In the midst of these changes, there are three unwritten, unlegislated rules of gas detection which I personally live by that will withstand the test of time and will protect the lives of gas detection equipment users if they are followed consistently. 1. Calibrate your instruments regularly; 2. Bump test habitually; and 3. Review data routinely.
1 Calibrate your instruments regularly.
Instrument calibration sets the accuracy of the monitor and establishes a basis for trust in its readings. This should be done on at least a monthly basis or even more frequently if your monitor is used in harsh conditions that stress the unit and its sensors.
2 Bump test habitually. Every day.
The only way that you will know that your gas detector will actually detect gas is to test it with gas each day before you use it. One in every 250 gas monitoring instruments in use will fail a bump test every day. Do you want to take the chance that the unit you are carrying is the one that will fail to detect gas when you need it to? It is simple. It is quick. Make it a habit.
3 Review data routinely.
Hidden within your gas monitor is data that paint pictures of the conditions that existed when and where it has been used.
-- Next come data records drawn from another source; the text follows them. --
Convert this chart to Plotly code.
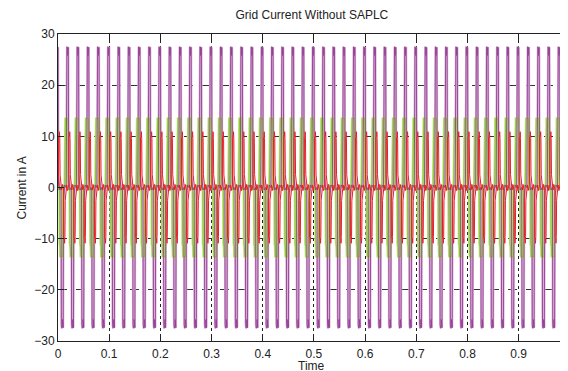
import numpy as np
import plotly.graph_objects as go

# ---- data ----
period = 0.02            # 50 Hz supply, 50 cycles in 0..1 s
n_cycles = 52
t_start = -0.004

# one period of each grid-current phase, as (fraction of period, amperes)
purple_frac = [0.00, 0.03, 0.07, 0.12, 0.14, 0.16, 0.21, 0.24, 0.36, 0.50, 0.53, 0.57, 0.62, 0.64, 0.66, 0.71, 0.74, 0.86, 1.00]
purple_val  = [0.0, 26.8, 27.5, 27.3, 25.8, 27.3, 27.4, 2.5, -0.5, 0.0, -26.8, -27.5, -27.3, -25.8, -27.3, -27.4, -2.5, 0.5, 0.0]

green_frac = [0.00, 0.02, 0.06, 0.08, 0.30, 0.33, 0.42, 0.50, 0.52, 0.56, 0.58, 0.80, 0.83, 0.92, 1.00]
green_val  = [0.0, 11.0, 11.5, 13.5, 13.6, 1.0, -0.5, 0.0, -11.0, -11.5, -13.5, -13.6, -1.0, 0.5, 0.0]

red_frac = [0.00, 0.07, 0.09, 0.15, 0.17, 0.20, 0.23, 0.30, 0.38, 0.45, 0.50, 0.57, 0.59, 0.65, 0.67, 0.70, 0.73, 0.80, 0.88, 0.95, 1.00]
red_val  = [0.0, 0.5, 9.8, 10.0, 10.9, 9.6, 2.5, 1.2, -0.5, 0.6, 0.0, -0.5, -9.8, -10.0, -10.9, -9.6, -2.5, -1.2, 0.5, -0.6, 0.0]

purple_shift = 0.0
green_shift = -0.003
red_shift = 0.0035

x_ticks = [0, 0.1, 0.2, 0.3, 0.4, 0.5, 0.6, 0.7, 0.8, 0.9, 1]
x_labels = ["0", "0.1", "0.2", "0.3", "0.4", "0.5", "0.6", "0.7", "0.8", "0.9", "1"]
y_ticks = [-30, -20, -10, 0, 10, 20, 30]


def tile(frac, val, shift):
    f = np.asarray(frac)
    v = np.asarray(val)
    ts, vs = [], []
    for k in range(n_cycles):
        ts.append(t_start + shift + (k + f) * period)
        vs.append(v)
    return np.concatenate(ts), np.concatenate(vs)


tp, vp = tile(purple_frac, purple_val, purple_shift)
tg, vg = tile(green_frac, green_val, green_shift)
tr, vr = tile(red_frac, red_val, red_shift)

fig = go.Figure()
fig.add_trace(go.Scatter(x=tp, y=vp, mode="lines", line=dict(color="#ddb4da", width=2.2), hoverinfo="skip", showlegend=False))
fig.add_trace(go.Scatter(x=tg, y=vg, mode="lines", line=dict(color="#c2e18a", width=2.6), hoverinfo="skip", showlegend=False))
fig.add_trace(go.Scatter(x=tg, y=vg, mode="lines", line=dict(color="#8cc63a", width=1), showlegend=False))
fig.add_trace(go.Scatter(x=tp, y=vp, mode="lines", line=dict(color="#923f92", width=0.9), showlegend=False))
fig.add_trace(go.Scatter(x=tr, y=vr, mode="lines", line=dict(color="#ec1c24", width=1.0), showlegend=False))

font = "Liberation Sans, Arial, sans-serif"
fig.update_layout(
    width=568, height=371,
    margin=dict(l=50, r=0, t=26, b=38),
    paper_bgcolor="white", plot_bgcolor="white",
    font=dict(family=font, size=12, color="#222"),
    title=dict(text="Grid Current Without SAPLC", x=0.535, xanchor="center", y=0.981, yanchor="middle",
               font=dict(size=12, color="#222")),
    xaxis=dict(range=[0, 1.012], tickvals=x_ticks, ticktext=x_labels, automargin=False, ticklabelstandoff=2,
               ticks="inside", ticklen=6, tickcolor="#222", showline=True, linecolor="#222", linewidth=1, mirror="ticks",
               showgrid=True, gridcolor="#222", griddash="dot", gridwidth=1, zeroline=False),
    yaxis=dict(range=[-30, 30], tickvals=y_ticks, automargin=False, ticks="inside", ticklen=6, tickcolor="#222",
               showline=True, linecolor="#222", linewidth=1, mirror=False,
               showgrid=True, gridcolor="#333", griddash="dash", gridwidth=1, zeroline=False),
    annotations=[
        dict(text="Time", xref="paper", yref="paper", x=0.49, y=-0.081, xanchor="center", yanchor="middle",
             showarrow=False, font=dict(size=12, color="#222")),
        dict(text="Current in A", xref="paper", yref="paper", x=-0.0695, y=0.5, xanchor="center", yanchor="middle",
             textangle=-90, showarrow=False, font=dict(size=12, color="#222")),
    ],
)
fig.write_html("out.html")
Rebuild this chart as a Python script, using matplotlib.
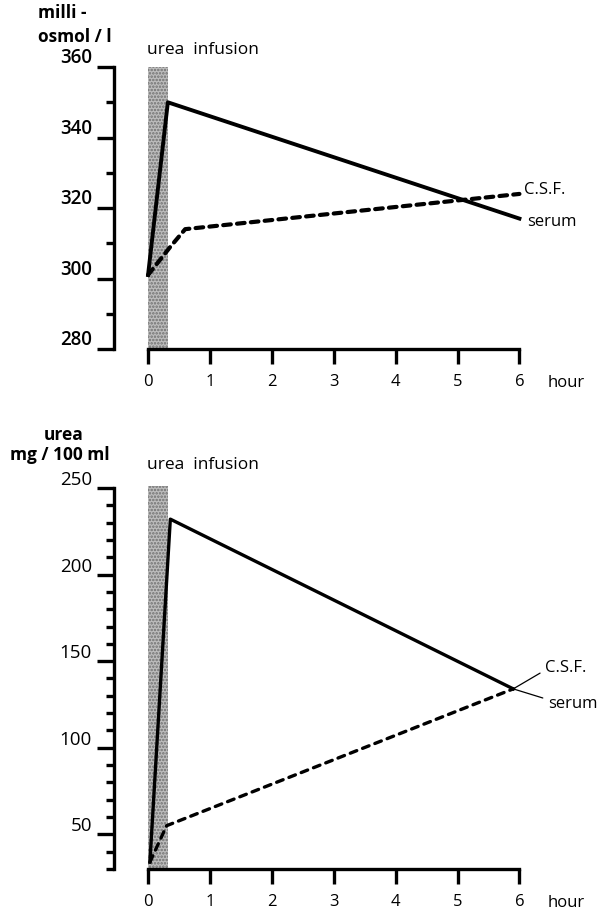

These pictures may reveal conditions that might likely become catastrophic. Routinely reviewing the data from your instruments and uncovering what you do not know will allow you to correct unsafe conditions before they turn into tragedy.

I do not know if we need to implement more laws and change more rules relating to gas detection to eliminate death in the workplace due to gas accidents. I do know that if we pay more attention to the rules that are already in place, take the time to understand the data that we accumulate, have stricter enforcement of the existing laws and greater accountability for the consequences of not following them, we will be safer in the next decade than we are in 2011.